Now, we look at the type of events which have the greatest economic consequences. These are the events which cause the greatest property and crop damages, in dollars. We follow a similar analysis as that of the public health consequences. We find the total dollar amount of property and crop damages for each event type by year and then find the overall mean dollar amount of property and crop damage for each event type over all years.
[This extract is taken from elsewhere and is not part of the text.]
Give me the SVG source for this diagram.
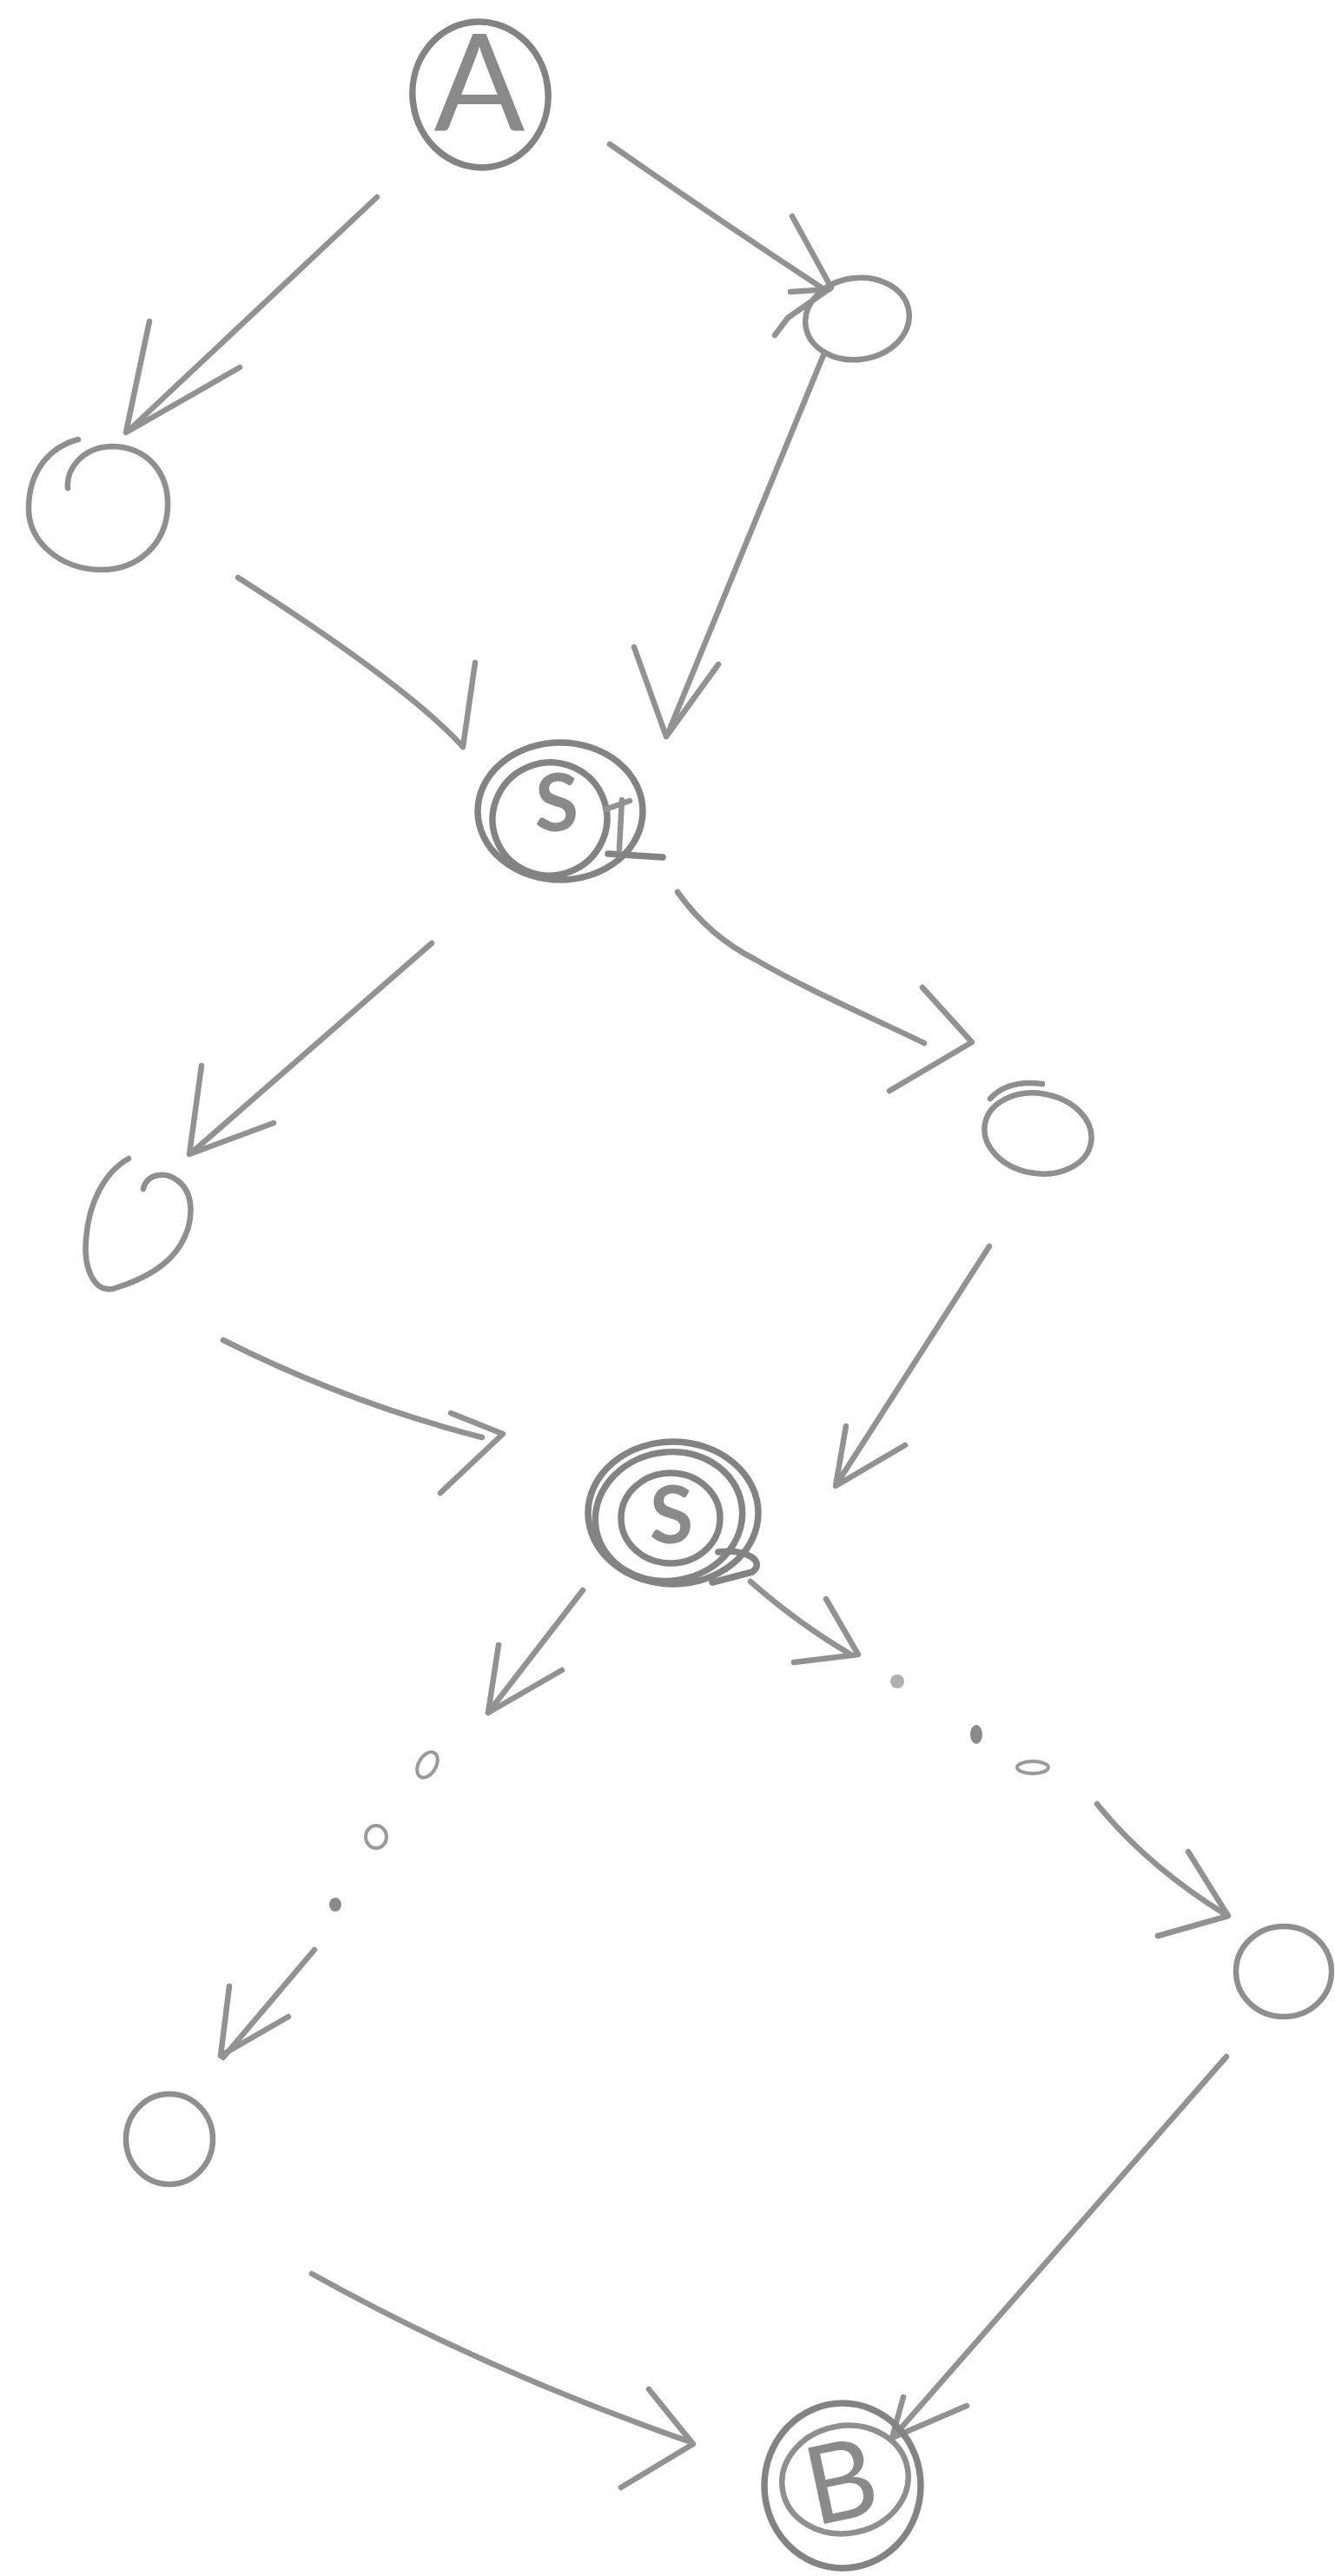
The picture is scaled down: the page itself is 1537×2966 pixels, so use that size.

For the event types which are among the top 10 in overall mean property and crop damage amount, we create a two-panel time-series plot, one panel for total property damages and one panel for crop damages to compare how they change over time.
economy <- ddply(storm,
.(EVTYPE,YEAR),
summarise,
Property_Damage = sum(PROPDMG),
Crop_Damage = sum(CROPDMG)
)
economy_mean <- ddply(economy,
.(EVTYPE),
summarise,
mean_propdmg = mean(Property_Damage),
mean_cropdmg = mean(Crop_Damage)
)
top_propdmg <- arrange(economy_mean,desc(mean_propdmg),desc(mean_cropdmg))[1:10,1]
top_cropdmg <- arrange(economy_mean,desc(mean_propdmg),desc(mean_cropdmg))[1:10,1]
most_dmg <- intersect(top_propdmg,top_cropdmg)
most_econ_conseq <- economy[economy$EVTYPE %in% most_dmg,]
most_econ_conseq <- melt(most_econ_conseq,id.vars = c("EVTYPE","YEAR"),
value.name = "Dollars",
variable.name = "Type")
most_econ_conseq$EVTYPE <- factor(most_econ_conseq$EVTYPE)
ggplot(most_econ_conseq, aes(YEAR, Dollars, colour = EVTYPE)) + geom_line(aes(group = EVTYPE)) +
facet_grid(Type ~ .,scales = "free_y") +
xlab("Year") + ylab("Total Amount of Damage ($)") +
theme(axis.text.x = element_blank()) +
labs(title = "Economic Consequences of Weather Events over Time, 1950-2011")
From the plot, we see that floods appear to have the greatest economic consequences. Also of note is that hurricanes can cause very significant damage, as in the case of Hurricane Opal in 1995.